Activists might be getting in way of their causes, according to a new report by Canadian researchers.
Researchers from the Universities of Toronto and Waterloo found that peoples’ reluctance to associate with political or social activists lowers the likelihood of changing behaviors… even when people agree with the cause.
The paper, titled “The ironic influence of activists: Negative stereotypes reduce social change influence” examined the possibility that people resist adopting certain behaviors because of negative stereotypes of those who most publicly promote them.
“Despite recognizing the need for social change in areas such as social equality and environmental protection, individuals often avoid supporting such change,” the paper begins.

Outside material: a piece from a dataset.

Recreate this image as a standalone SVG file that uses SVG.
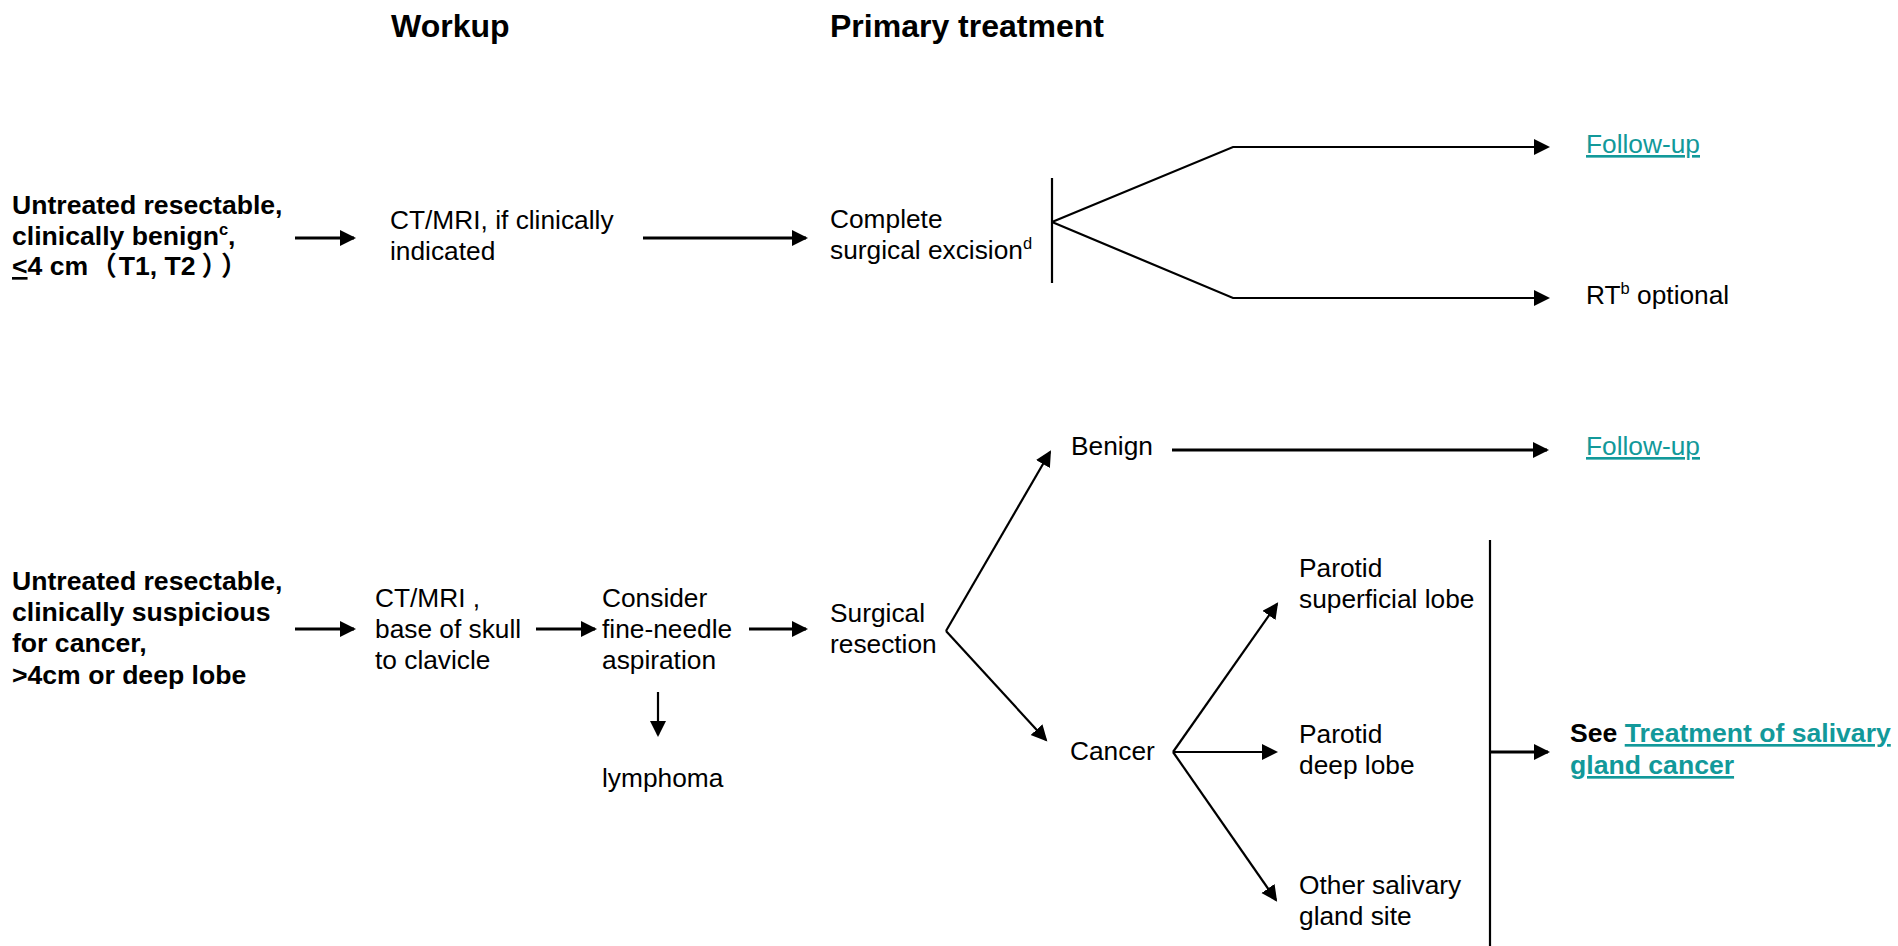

Regardless of the domain of activism, environmentalists and feminists were seen by study participants as eccentric and militant. In turn, this reduced participants’ willingness to adopt behaviors that activists promoted.
This reminds me of something that happened many years ago while meeting with a professor. An activist with Florida PIRG came by wanting us to sign a petition. He said that coal burning power plants emit too much mercury into water, which in turn is bad for fish.
My professor asked whether mercury kills the fish, to which the activist said, “No.”
My professor shrugged, “Well, in that case, I suppose mercury is great for fish, since it keeps us humans from wanting to eat them. If I am pro-fish, I believe that also makes me pro-coal.” The activist left, befuddled, with no signatures for his time.
My classmate and I were puzzled, too, and asked if he was just being an ass.
“Of course,” he answered. “Of course mercury is bad and I’m not crazy about more coal. But those guys put me off as messengers.”
Quite the conundrum for people who want to effect social change.